Mobile phone use (especially after bedtime) and cybervictimisation, but not overall time spent engaging in mobile phone activities, was linked to lower sleep duration (including meeting the sleep guidelines). Preliminary findings from a small, poor quality study showed that using a smartphone app that teaches about the importance of consistent sleep and wake times, and recommended bedtimes, was linked to improved sleep duration. Sleep quality was also positively influenced by using the smartphone app and negatively influenced by mobile phone use in general and social media use in particular. None of the included studies assessed the link between time spent on mobile screens and adverse digital communication and sleep quality. Experiencing pressure to socially engage using a mobile phone (i.e. telepressure) was associated with poor sleep hygiene. No other mobile device exposure was related to sleep hygiene. In terms of sleep onset, stopping phone use one hour before bedtime was not linked to earlier sleep, whereas using the smartphone app was linked to earlier sleep onset. The app intervention was also associated with improved insomnia, night-awakening, and feeling refreshed after a night of sleep. Those three sleep outcomes were not assessed in other studies included in the review. There was no evidence for an association between any of the included mobile device exposures and sleep problems, time in bed after waking up and use of sleep medication.

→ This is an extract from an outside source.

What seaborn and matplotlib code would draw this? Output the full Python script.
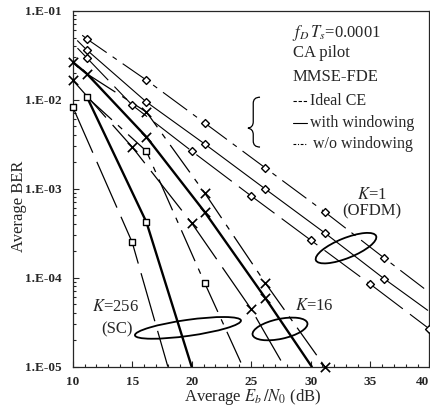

Our confidence in the validity of the observed associations is limited for the following three reasons: (i) small number of studies for each exposure-outcome association, (ii) all but one study (19) had a small number of participants recruited, and (iii) the quality of included studies was at unclear or high risk of bias. Therefore, the available evidence on the association between adolescents' mobile device screen time/use and sleep is incomplete.